Nganjuk | Updatenewstv- Proyek pengurukan lahan yang rencananya akan dibangun sebuah pabrik di Desa Gebangkerep, Kecamatan Baron, Kabupaten Nganjuk, tengah menjadi sorotan publik.
Mengenai hal ini, Anang Hartoyo, seorang Pengamat Hukum Kebijakan Publik, memberikan tanggapan mengenai tahapan perizinan yang perlu diperhatikan oleh pengusaha dalam melakukan kegiatan pembangunan.
Menurut Anang, sebelum memulai proyek pengurukan, ada beberapa tahapan perizinan yang wajib diperhatikan.
Pembangunan pabrik, termasuk pengurukan lahan, harus dimulai dengan memastikan kesesuaian lokasi dengan peraturan tata ruang yang berlaku, baik itu di tingkat daerah Kabupaten Nganjuk maupun secara nasional,” ujar Anang, pada hari Sabtu (25/01/2025).
Anang menambahkan, selain itu, penting untuk memastikan bahwa pembangunan pabrik tidak bertentangan dengan pemanfaatan lahan yang ada. Salah satu perizinan yang harus diperoleh adalah izin lingkungan, baik itu UKL UPL (Upaya Pengelolaan Lingkungan Hidup dan Upaya Pemantauan Lingkungan Hidup) ataupun SPPL (Surat Pernyataan Kesanggupan Pengelolaan Lingkungan), sesuai dengan ketentuan Undang-Undang Lingkungan Hidup dan Undang-Undang Cipta Kerja.
Selain itu, terkait dengan pembangunan fisik, pengusaha harus memperoleh Persetujuan Bangunan Gedung (PBG), yang berfungsi sebagai pengganti IMB. PBG ini penting untuk memastikan bangunan pabrik memenuhi standar teknis, baik dari sisi keselamatan maupun keamanan, sesuai dengan PP 16 Tahun 2021,” lanjutnya.

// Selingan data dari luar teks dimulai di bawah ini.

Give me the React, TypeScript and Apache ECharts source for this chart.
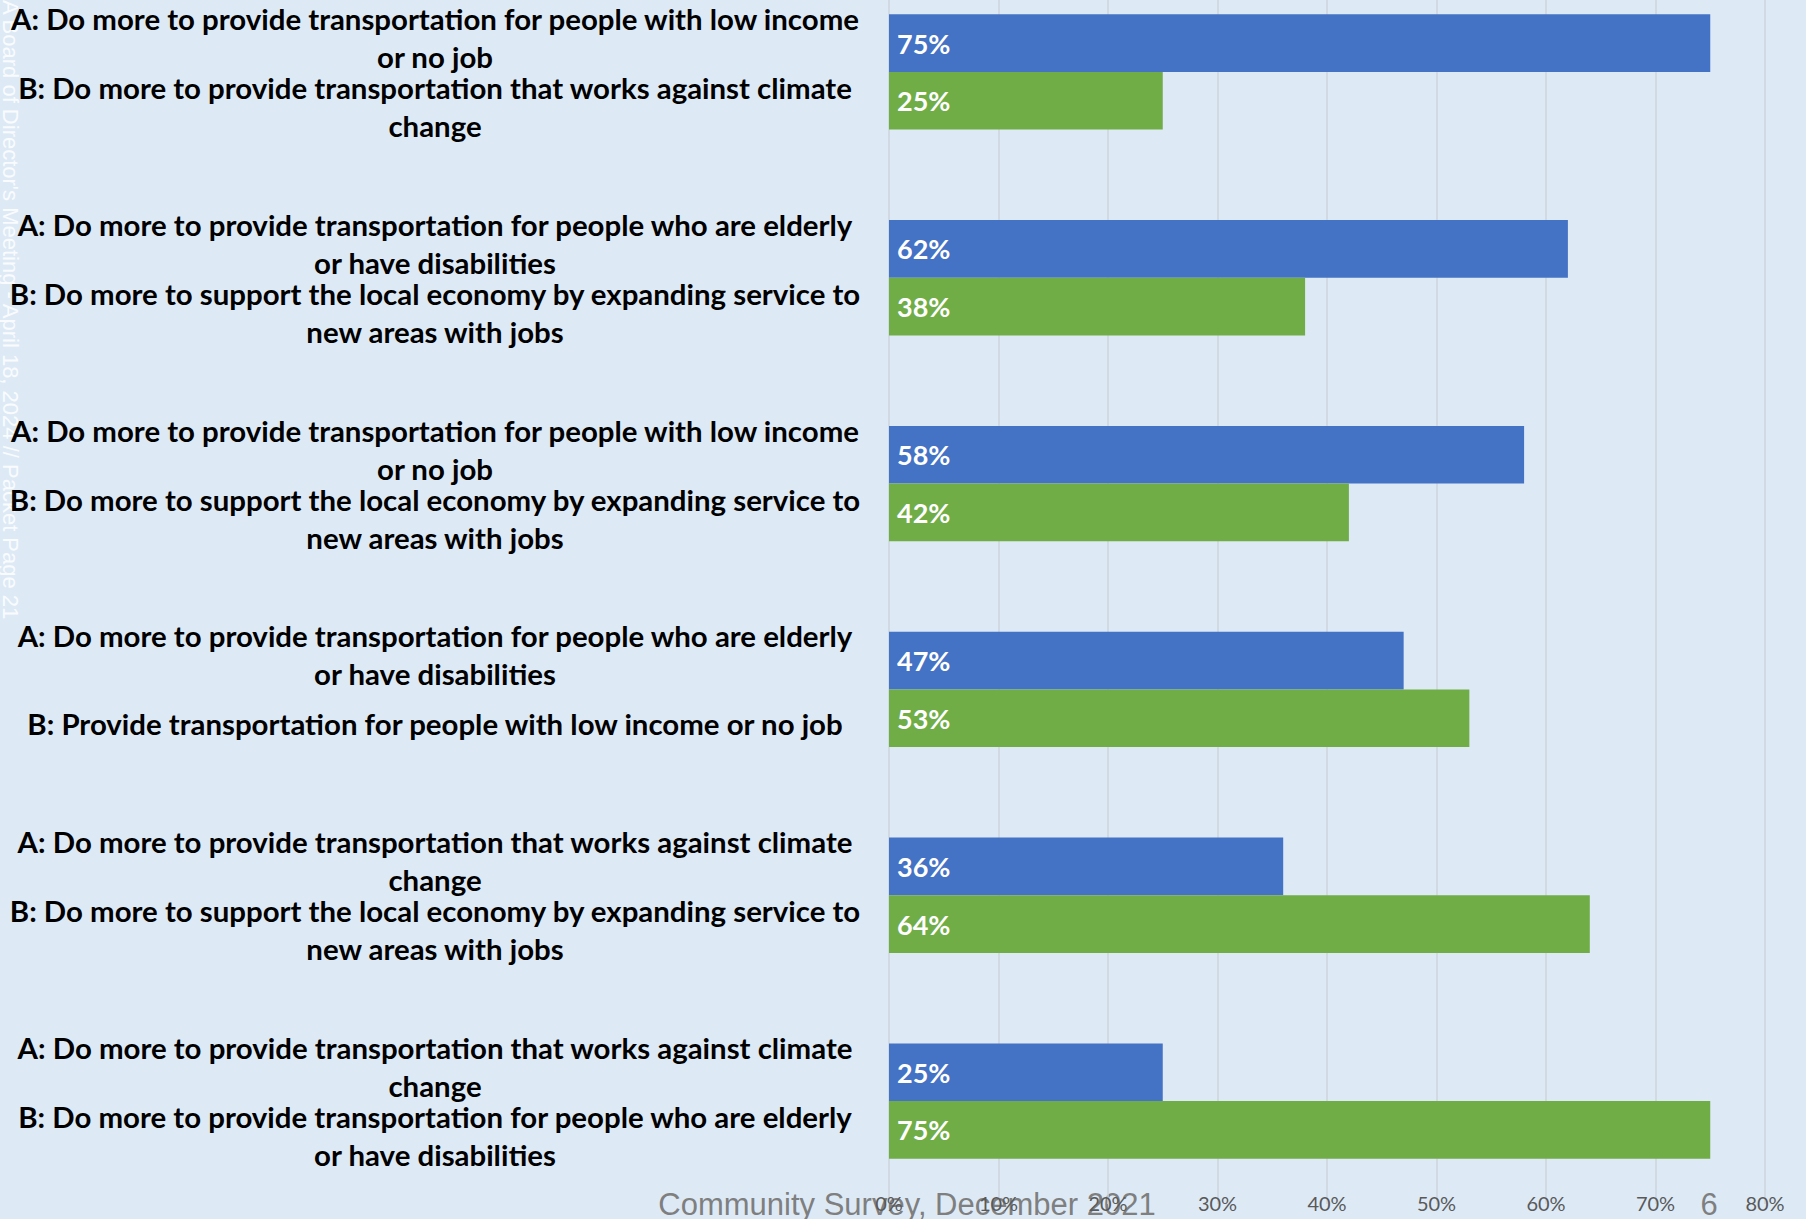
import React, { useEffect, useRef } from "react";
import * as echarts from "echarts";

const categoriesA = [
  "A: Do more to provide transportation for people with low income\nor no job",
  "A: Do more to provide transportation for people who are elderly\nor have disabilities",
  "A: Do more to provide transportation for people with low income\nor no job",
  "A: Do more to provide transportation for people who are elderly\nor have disabilities",
  "A: Do more to provide transportation that works against climate\nchange",
  "A: Do more to provide transportation that works against climate\nchange",
];
const categoriesB = [
  "B: Do more to provide transportation that works against climate\nchange",
  "B: Do more to support the local economy by expanding service to\nnew areas with jobs",
  "B: Do more to support the local economy by expanding service to\nnew areas with jobs",
  "B: Provide transportation for people with low income or no job",
  "B: Do more to support the local economy by expanding service to\nnew areas with jobs",
  "B: Do more to provide transportation for people who are elderly\nor have disabilities",
];
const optionA = [75, 62, 58, 47, 36, 25];
const optionB = [25, 38, 42, 53, 64, 75];
const xMax = 80;
const xInterval = 10;
const footerText = "Community Survey, December 2021";
const pageNumber = "6";
const watermark = "A Board of Director's Meeting - April 18, 2024 // Packet Page 21";

const W = 1806;
const H = 1219;
const GRID_LEFT = 889;
const GRID_RIGHT = 41;
const LABEL_CENTER_X = 435;

export default function App() {
  const ref = useRef<HTMLDivElement>(null);
  useEffect(() => {
    document.body.style.margin = "0";
    const chart = echarts.init(ref.current!, null, { renderer: "svg" });
    const labelFont = {
      fontFamily: "Lato",
      fontWeight: 700,
      fontSize: 29.4,
      color: "#000000",
      lineHeight: 38,
      align: "center" as const,
      verticalAlign: "middle" as const,
    };
    const spacer = { sp: { lineHeight: 69, fontSize: 10 } };
    const barLabel = {
      show: true,
      position: "insideLeft",
      distance: 8,
      formatter: "{c}%",
      color: "#FFFFFF",
      fontFamily: "Lato",
      fontWeight: "bold",
      fontSize: 27,
    };
    chart.setOption({
      animation: false,
      backgroundColor: "#DDEAF6",
      grid: {
        left: GRID_LEFT,
        right: GRID_RIGHT,
        top: -31,
        height: 1235,
        containLabel: false,
        outerBoundsMode: "none",
      },
      xAxis: {
        type: "value",
        min: 0,
        max: xMax,
        interval: xInterval,
        axisLine: { show: false },
        axisTick: { show: false },
        splitLine: { show: true, lineStyle: { color: "#CDD5DD", width: 1.5 } },
        axisLabel: {
          formatter: (v: number) => v + "%",
          color: "#595959",
          fontFamily: "Lato",
          fontSize: 20,
          margin: -11,
          verticalAlign: "top",
        },
      },
      yAxis: [
        {
          type: "category",
          data: categoriesA,
          inverse: true,
          position: "left",
          axisLine: { show: false },
          axisTick: { show: false },
          splitLine: { show: false },
          axisLabel: {
            ...labelFont,
            interval: 0,
            margin: GRID_LEFT - LABEL_CENTER_X,
            formatter: (v: string) => v + "\n{sp| }",
            rich: spacer,
          },
        },
        {
          type: "category",
          data: categoriesB,
          inverse: true,
          position: "right",
          offset: -(W - GRID_RIGHT - LABEL_CENTER_X),
          axisLine: { show: false },
          axisTick: { show: false },
          splitLine: { show: false },
          axisLabel: {
            ...labelFont,
            interval: 0,
            margin: 0,
            formatter: (v: string) => "{sp| }\n" + v,
            rich: spacer,
          },
        },
      ],
      series: [
        {
          name: "A",
          type: "bar",
          yAxisIndex: 0,
          data: optionA,
          barGap: "0%",
          barCategoryGap: "44%",
          itemStyle: { color: "#4472C4" },
          label: barLabel,
        },
        {
          name: "B",
          type: "bar",
          yAxisIndex: 0,
          data: optionB,
          barGap: "0%",
          barCategoryGap: "44%",
          itemStyle: { color: "#70AD47" },
          label: barLabel,
        },
      ],
      graphic: [
        {
          type: "text",
          x: -1,
          y: 0,
          rotation: -Math.PI / 2,
          style: {
            text: watermark,
            fill: "rgba(255,255,255,0.85)",
            font: "22px 'Liberation Sans', Arial, sans-serif",
            textAlign: "left",
            textVerticalAlign: "bottom",
          },
        },
        {
          type: "text",
          x: 907,
          y: 1204,
          style: {
            text: footerText,
            fill: "#7F7F7F",
            font: "31px 'Liberation Sans', Arial, sans-serif",
            textAlign: "center",
            textVerticalAlign: "middle",
          },
        },
        {
          type: "text",
          x: 1709,
          y: 1204,
          style: {
            text: pageNumber,
            fill: "#7F7F7F",
            font: "31px 'Liberation Sans', Arial, sans-serif",
            textAlign: "center",
            textVerticalAlign: "middle",
          },
        },
      ],
    });
    return () => chart.dispose();
  }, []);
  return <div ref={ref} style={{ width: W, height: H }} />;
}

Anang juga mengingatkan agar perusahaan mendapatkan Izin Usaha Industri (IUI) melalui sistem OSS yang berlaku. IUI ini mengatur berbagai aspek operasional industri, termasuk kapasitas dan jenis industri serta kepatuhan terhadap standar industri nasional. Selain itu, aspek Kesehatan dan Keselamatan Kerja (K3) juga harus diperhatikan, terutama dalam kegiatan pengurukan lahan yang melibatkan tenaga kerja.
Lebih lanjut, menurut Anang, salah satu aspek yang tidak kalah penting adalah partisipasi masyarakat sekitar melalui tanggung jawab sosial perusahaan (CSR), yang diatur dalam Undang-Undang Nomor 25 Tahun 2007 dan PP Nomor 22 Tahun 2021. Hal ini bertujuan untuk mencegah konflik sosial dan menjaga hubungan baik dengan masyarakat sekitar.

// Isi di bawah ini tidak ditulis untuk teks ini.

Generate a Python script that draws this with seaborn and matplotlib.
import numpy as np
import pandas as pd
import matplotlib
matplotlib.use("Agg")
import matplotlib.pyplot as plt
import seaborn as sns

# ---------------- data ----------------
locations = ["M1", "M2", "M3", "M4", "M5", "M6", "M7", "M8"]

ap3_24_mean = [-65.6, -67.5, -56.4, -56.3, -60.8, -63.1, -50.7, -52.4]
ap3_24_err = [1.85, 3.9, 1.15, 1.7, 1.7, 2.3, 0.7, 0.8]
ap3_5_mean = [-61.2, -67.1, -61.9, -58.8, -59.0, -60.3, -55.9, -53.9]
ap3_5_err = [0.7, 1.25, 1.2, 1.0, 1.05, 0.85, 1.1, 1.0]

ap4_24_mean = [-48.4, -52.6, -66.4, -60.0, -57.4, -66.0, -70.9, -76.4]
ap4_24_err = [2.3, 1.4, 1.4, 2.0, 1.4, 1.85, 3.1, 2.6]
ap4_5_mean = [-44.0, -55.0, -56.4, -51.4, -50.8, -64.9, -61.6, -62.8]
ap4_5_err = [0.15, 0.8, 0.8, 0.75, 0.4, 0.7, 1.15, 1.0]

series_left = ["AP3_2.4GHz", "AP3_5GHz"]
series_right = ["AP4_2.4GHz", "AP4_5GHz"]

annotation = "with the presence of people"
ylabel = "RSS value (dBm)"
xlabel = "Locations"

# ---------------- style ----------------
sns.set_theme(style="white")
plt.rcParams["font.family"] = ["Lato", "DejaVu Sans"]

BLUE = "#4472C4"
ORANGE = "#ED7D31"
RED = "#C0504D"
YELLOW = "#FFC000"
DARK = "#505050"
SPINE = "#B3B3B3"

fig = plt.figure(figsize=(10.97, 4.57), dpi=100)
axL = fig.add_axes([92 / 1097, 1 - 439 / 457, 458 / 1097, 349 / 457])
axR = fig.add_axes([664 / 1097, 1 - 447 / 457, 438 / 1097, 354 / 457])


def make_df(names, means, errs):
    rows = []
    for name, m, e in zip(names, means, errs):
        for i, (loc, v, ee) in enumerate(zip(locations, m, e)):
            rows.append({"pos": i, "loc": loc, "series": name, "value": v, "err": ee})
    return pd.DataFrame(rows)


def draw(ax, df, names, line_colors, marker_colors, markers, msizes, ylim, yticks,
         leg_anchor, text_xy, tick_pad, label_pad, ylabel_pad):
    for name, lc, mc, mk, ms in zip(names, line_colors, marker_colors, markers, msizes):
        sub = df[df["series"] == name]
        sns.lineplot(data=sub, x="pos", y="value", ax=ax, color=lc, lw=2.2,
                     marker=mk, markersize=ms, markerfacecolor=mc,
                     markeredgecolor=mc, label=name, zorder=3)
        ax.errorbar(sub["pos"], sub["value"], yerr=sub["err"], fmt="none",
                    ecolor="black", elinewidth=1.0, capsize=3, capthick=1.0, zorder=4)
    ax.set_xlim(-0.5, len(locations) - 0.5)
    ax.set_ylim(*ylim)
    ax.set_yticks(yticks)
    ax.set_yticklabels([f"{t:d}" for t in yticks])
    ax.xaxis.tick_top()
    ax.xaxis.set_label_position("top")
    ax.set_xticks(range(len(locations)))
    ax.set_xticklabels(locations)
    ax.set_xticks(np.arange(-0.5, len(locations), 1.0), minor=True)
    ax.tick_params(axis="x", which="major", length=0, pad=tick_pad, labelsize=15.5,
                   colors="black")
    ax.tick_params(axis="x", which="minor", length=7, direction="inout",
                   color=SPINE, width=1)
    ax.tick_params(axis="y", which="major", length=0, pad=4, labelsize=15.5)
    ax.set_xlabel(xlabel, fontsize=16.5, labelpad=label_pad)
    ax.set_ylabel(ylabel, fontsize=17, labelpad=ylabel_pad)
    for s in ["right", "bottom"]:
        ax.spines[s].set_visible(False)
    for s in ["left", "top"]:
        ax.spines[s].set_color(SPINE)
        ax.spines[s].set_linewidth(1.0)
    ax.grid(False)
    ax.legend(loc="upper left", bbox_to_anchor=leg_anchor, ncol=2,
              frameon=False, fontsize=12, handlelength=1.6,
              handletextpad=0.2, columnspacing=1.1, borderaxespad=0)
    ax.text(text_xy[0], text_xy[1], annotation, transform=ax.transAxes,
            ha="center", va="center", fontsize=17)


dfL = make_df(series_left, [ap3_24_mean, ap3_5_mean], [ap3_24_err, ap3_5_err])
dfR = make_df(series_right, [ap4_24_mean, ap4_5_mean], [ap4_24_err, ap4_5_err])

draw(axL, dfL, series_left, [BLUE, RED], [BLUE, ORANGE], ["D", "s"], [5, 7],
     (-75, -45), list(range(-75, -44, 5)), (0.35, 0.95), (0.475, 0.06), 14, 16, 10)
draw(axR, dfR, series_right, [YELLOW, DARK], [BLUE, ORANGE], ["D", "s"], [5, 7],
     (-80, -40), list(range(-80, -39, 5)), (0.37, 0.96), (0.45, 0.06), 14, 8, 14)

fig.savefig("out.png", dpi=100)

Anang menambahkan, bahwa meskipun telah memperoleh PBG, kegiatan pengurukan tidak bisa dilanjutkan begitu saja tanpa dokumen pendukung lainnya, seperti Persetujuan Kesesuaian Kegiatan Pemanfaatan Ruang (PKKPR) dan izin lingkungan.

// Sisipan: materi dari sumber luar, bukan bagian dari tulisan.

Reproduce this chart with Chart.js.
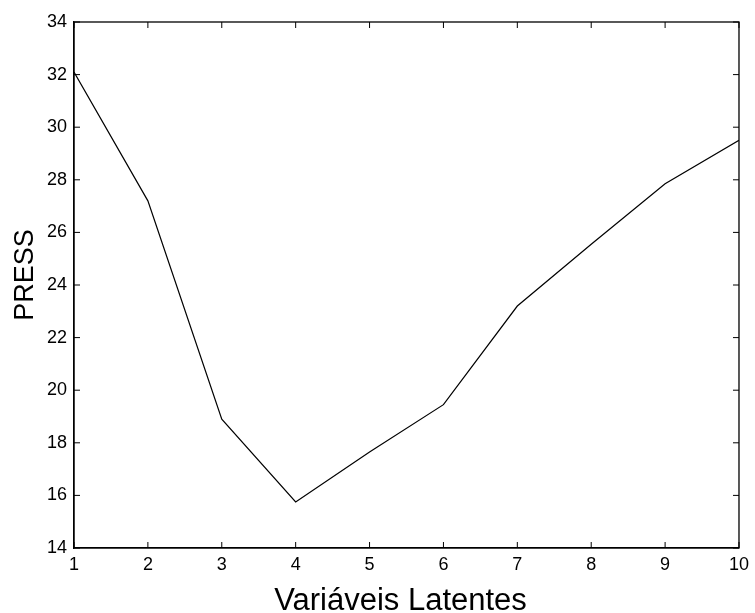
<!DOCTYPE html>
<html>
<head>
<meta charset="utf-8">
<script src="https://cdn.jsdelivr.net/npm/chart.js@4.4.1/dist/chart.umd.min.js"></script>
<style>
html,body{margin:0;padding:0;background:#fff;}
#wrap{width:755px;height:613px;}
</style>
</head>
<body>
<div id="wrap"><canvas id="c" width="755" height="613"></canvas></div>
<script>
const latentVariables = [1, 2, 3, 4, 5, 6, 7, 8, 9, 10];
const pressValues = [32.1, 27.2, 18.9, 15.75, 17.65, 19.45, 23.2, 25.55, 27.85, 29.5];
const xTitle = "Variáveis Latentes";
const yTitle = "PRESS";

const FONT = "'Liberation Sans', Arial, sans-serif";

const framePlugin = {
  id: 'frame',
  afterDraw(chart) {
    const {ctx, chartArea: a, scales} = chart;
    ctx.save();
    ctx.strokeStyle = '#000';
    ctx.lineWidth = 1.3;
    ctx.strokeRect(a.left, a.top, a.right - a.left, a.bottom - a.top);
    const L = 6;
    ctx.beginPath();
    scales.x.ticks.forEach((t, i) => {
      const px = scales.x.getPixelForTick(i);
      ctx.moveTo(px, a.bottom); ctx.lineTo(px, a.bottom - L);
      ctx.moveTo(px, a.top); ctx.lineTo(px, a.top + L);
    });
    scales.y.ticks.forEach((t, i) => {
      const py = scales.y.getPixelForTick(i);
      ctx.moveTo(a.left, py); ctx.lineTo(a.left + L, py);
      ctx.moveTo(a.right, py); ctx.lineTo(a.right - L, py);
    });
    ctx.lineWidth = 1;
    ctx.stroke();
    // axis titles
    ctx.fillStyle = '#000';
    ctx.textAlign = 'center';
    ctx.textBaseline = 'alphabetic';
    ctx.font = "31px " + FONT;
    ctx.fillText(xTitle, (a.left + a.right) / 2 - 6, 610);
    ctx.translate(33, (a.top + a.bottom) / 2 - 10);
    ctx.rotate(-Math.PI / 2);
    ctx.font = "27px " + FONT;
    ctx.fillText(yTitle, 0, 0);
    ctx.restore();
  }
};

new Chart(document.getElementById('c'), {
  type: 'scatter',
  data: {
    datasets: [{
      data: latentVariables.map((x, i) => ({x: x, y: pressValues[i]})),
      showLine: true,
      borderColor: '#000',
      borderWidth: 1.2,
      pointRadius: 0,
      tension: 0,
      fill: false
    }]
  },
  options: {
    responsive: false,
    animation: false,
    devicePixelRatio: 1,
    layout: {padding: {top: 22, right: 14, left: 0, bottom: 0}},
    plugins: {legend: {display: false}, tooltip: {enabled: false}},
    scales: {
      x: {
        type: 'linear', min: 1, max: 10,
        afterFit(s) { s.height = 65; },
        ticks: {stepSize: 1, color: '#000', font: {family: FONT, size: 18}, padding: 6, maxRotation: 0},
        grid: {drawOnChartArea: false, drawTicks: false},
        border: {display: true, color: '#000', width: 1.3},
        title: {display: false}
      },
      y: {
        type: 'linear', min: 14, max: 34,
        afterFit(s) { s.width = 74; },
        ticks: {stepSize: 2, color: '#000', font: {family: FONT, size: 18}, padding: 7},
        grid: {drawOnChartArea: false, drawTicks: false},
        border: {display: true, color: '#000', width: 1.3},
        title: {display: false}
      }
    }
  },
  plugins: [framePlugin]
});
</script>
</body>
</html>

Perizinan PBG saja tidak cukup untuk melakukan kegiatan pengurukan dalam skala kecil atau besar. Perlu diperhatikan, selain PBG perlu dukungan dokumen lain, seperti Persetujuan Kesesuaian Kegiatan Pemanfaatan Ruang (PKKPR) sesuai rencana tata izin atau tata ruang. Selain itu juga perlu izin lingkungan, yakni UKL UPL dan izin sebagaimana tertera pada Peraturan daerah,” tambahnya.
Dirinya juga menekankan pentingnya memperbarui izin yang sudah kadaluwarsa untuk mencegah dampak hukum yang lebih serius.
Jika ada izin yang sudah kadaluwarsa, segera urus perizinannya dan hentikan sementara aktivitasnya agar terhindar dari potensi risiko hukum,” tutup Anang.